ANNESİ GÖZYAŞLARI DÖKTÜ

Öğretmen Esin Güneş'in annesi Fahriye Işık, damadı Güven Güneş'in tutuklanmasına sevinip gözyaşları döktü. Mahkemenin verdiği karara saygı duyduğunu belirten anne Işık, "Adalet yerine buldu" dedi.
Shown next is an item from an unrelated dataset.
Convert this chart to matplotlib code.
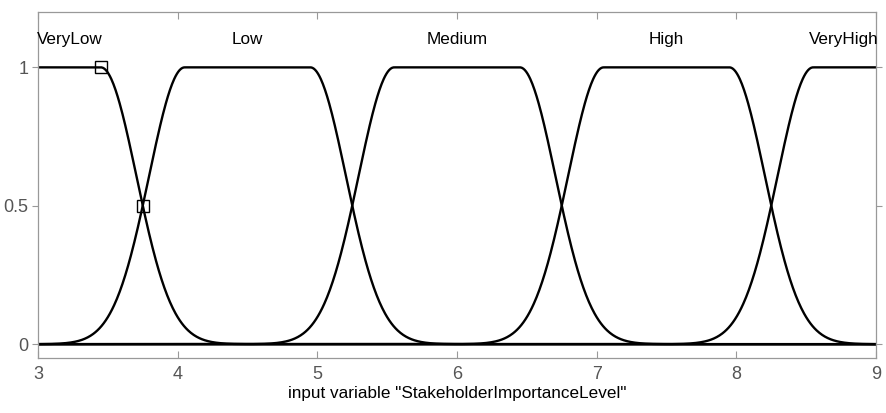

Duruşmayı izleyen Kadın Cinayetlerini Durduracağız Platformu adına açıklama yapan Gökçe Su Özgür, davanın başından beri tutuklama talebinde bulunduklarını söyledi. Deliller ve mahkeme sunulan bilirkişi raporlarında Esin öğretmenin düşmediği itildiği yönünde olduğunu, Özgür, şöyle dedi;

"Zaten olay örgüsüne bakıldığına da hiçbir kadın şiddet gördüğü kocasının arkadaşıyla beraber bir uçurumun kenarında bulunması normal bir şey değildir. Olay örgüsünde de bu kadının şiddet gördüğünü ve bu şiddetin sonucu olarak gerçekten öldürülme niyetiyle oraya götürüldüğünü gösteriyor bize. Biz bunların hepsini beraber değerlendirdiğimizde gerçekten kadın cinayeti olduğunun farkındaydık. Türkiye'de zaten günde ortalama 5 kadın öldürülüyor ve kadınların en çok öldürülme sebeplerinden biri kendi hayatlarına dair karar almak istemeler. Boşanmak ve artık şiddet görmek istememek bunlardan biri. Esin Güneş bu sebeple öldürüldü. Bugün tutuklama kararının çıkmasına çok sevindik. 2 yıldır aynı şeyin mücadelesini veriyoruz ve nihayet adalet yerini buldu. Bundan sonra da umarım ceza da aynı yönde gelecektir. Savcı her iki sanık hakkında ağırlaştırılmış müebbet hapis cezası istiyor planlayarak adam öldürme suçundan dolayı. Artık kaçma şüpheleri var biri hakkında adam öldürme suçundan tutuklu olarak yargılanması istendiğinde muhtemelen kaçması söz konusu olacaktır. Bu yüzden kaçma şüphesi görüldü ve tutuklandı Güven Güneş."